- Set task
A line counts if it contains the string "this"; say how many such lines there are, giving only the number.

+===+

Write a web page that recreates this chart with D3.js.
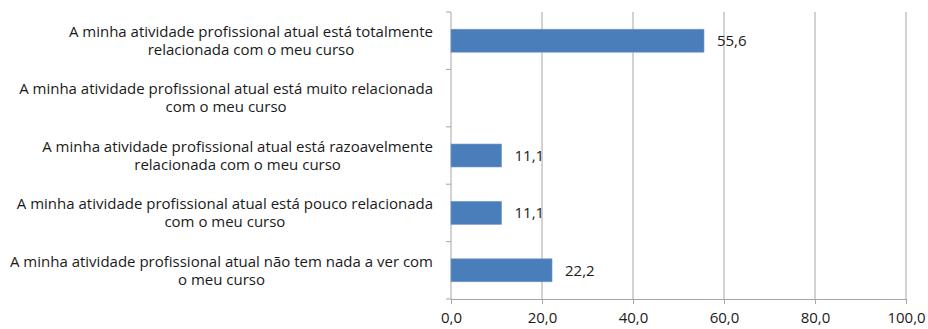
<!DOCTYPE html>
<html>
<head>
<meta charset="utf-8">
<script src="https://cdn.jsdelivr.net/npm/d3@7"></script>
<style>
  html, body { margin: 0; padding: 0; background: #fff; }
  svg { display: block; }
  text { font-family: "Open Sans", Lato, sans-serif; fill: #1a1a1a; }
</style>
</head>
<body>
<svg id="chart" width="928" height="329"></svg>
<script>
// Categories, each split into its two wrapped lines
const categories = [
  ["A minha atividade profissional atual está totalmente", "relacionada com o meu curso"],
  ["A minha atividade profissional atual está muito relacionada", "com o meu curso"],
  ["A minha atividade profissional atual está razoavelmente", "relacionada com o meu curso"],
  ["A minha atividade profissional atual está pouco relacionada", "com o meu curso"],
  ["A minha atividade profissional atual não tem nada a ver com", "o meu curso"]
];
// Percentages (second category has no answers, left blank)
const values = [55.6, null, 11.1, 11.1, 22.2];
const xTicks = [0, 20, 40, 60, 80, 100];

const fmt = v => v.toFixed(1).replace(".", ",");
const fontSize = "15px";

const svg = d3.select("#chart");
const margin = { top: 12, right: 22, bottom: 30, left: 451 };
const W = 928, H = 329;
const x0 = margin.left, x1 = W - margin.right;
const y0 = margin.top, y1 = H - margin.bottom;

const x = d3.scaleLinear().domain([0, 100]).range([x0, x1]);
const ids = categories.map((d, i) => i);
const y = d3.scaleBand().domain(ids).range([y0, y1]).paddingInner(0.6).paddingOuter(0.3);
const yOuter = d3.scaleBand().domain(ids).range([y0, y1]);

const gridColor = "#a6a6a6";

// Vertical gridlines
svg.append("g")
  .selectAll("line")
  .data(xTicks.slice(1))
  .join("line")
  .attr("x1", d => x(d)).attr("x2", d => x(d))
  .attr("y1", y0).attr("y2", y1)
  .attr("stroke", gridColor).attr("stroke-width", 1);

// Bottom value axis
const xAxis = svg.append("g")
  .attr("transform", `translate(0,${y1})`)
  .call(d3.axisBottom(x).tickValues(xTicks).tickFormat(fmt).tickSize(5).tickPadding(8));
xAxis.select(".domain").attr("stroke", gridColor).attr("d", `M${x0},0.5H${x1}`);
xAxis.selectAll(".tick line").attr("stroke", gridColor);
xAxis.selectAll(".tick text").style("font-size", fontSize).attr("fill", "#1a1a1a")
  .style("font-family", "'Open Sans', Lato, sans-serif");

// Left category axis line with boundary ticks
svg.append("line")
  .attr("x1", x0).attr("x2", x0).attr("y1", y0).attr("y2", y1)
  .attr("stroke", gridColor);
const bounds = ids.map(i => yOuter(i)).concat([y1]);
svg.append("g").selectAll("line")
  .data(bounds).join("line")
  .attr("x1", x0 - 5).attr("x2", x0)
  .attr("y1", d => d).attr("y2", d => d)
  .attr("stroke", gridColor);

// Bars
svg.append("g").selectAll("rect")
  .data(ids.filter(i => values[i] != null))
  .join("rect")
  .attr("x", x(0))
  .attr("y", i => y(i))
  .attr("width", i => x(values[i]) - x(0))
  .attr("height", y.bandwidth())
  .attr("fill", "#4a7ebb")
  .attr("stroke", "#6f97c9").attr("stroke-width", 0.6);

// Value labels
svg.append("g").selectAll("text")
  .data(ids.filter(i => values[i] != null))
  .join("text")
  .attr("x", i => x(values[i]) + 13)
  .attr("y", i => y(i) + y.bandwidth() / 2)
  .attr("dy", "0.35em")
  .style("font-size", fontSize)
  .text(i => fmt(values[i]));

// Category labels: block right-aligned, lines centred within the block
const labelRight = 433;
const lg = svg.append("g");
ids.forEach(i => {
  const cy = yOuter(i) + yOuter.bandwidth() / 2;
  const t = lg.append("text").style("font-size", fontSize).attr("text-anchor", "middle");
  const spans = categories[i].map((line, k) =>
    t.append("tspan").attr("y", cy + (k - 0.5) * 18).attr("dy", "0.35em").text(line));
  const wmax = d3.max(spans, s => s.node().getComputedTextLength());
  spans.forEach(s => s.attr("x", labelRight - wmax / 2));
});
</script>
</body>
</html>
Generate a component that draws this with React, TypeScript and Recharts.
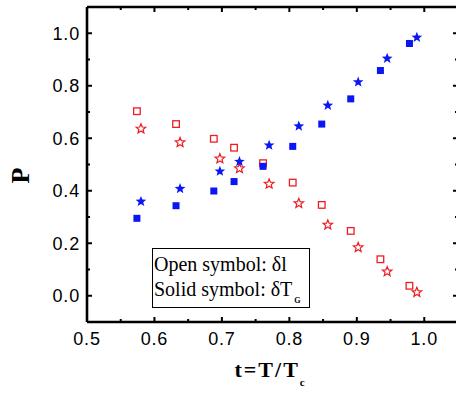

+===+

- Solution to the exercise
2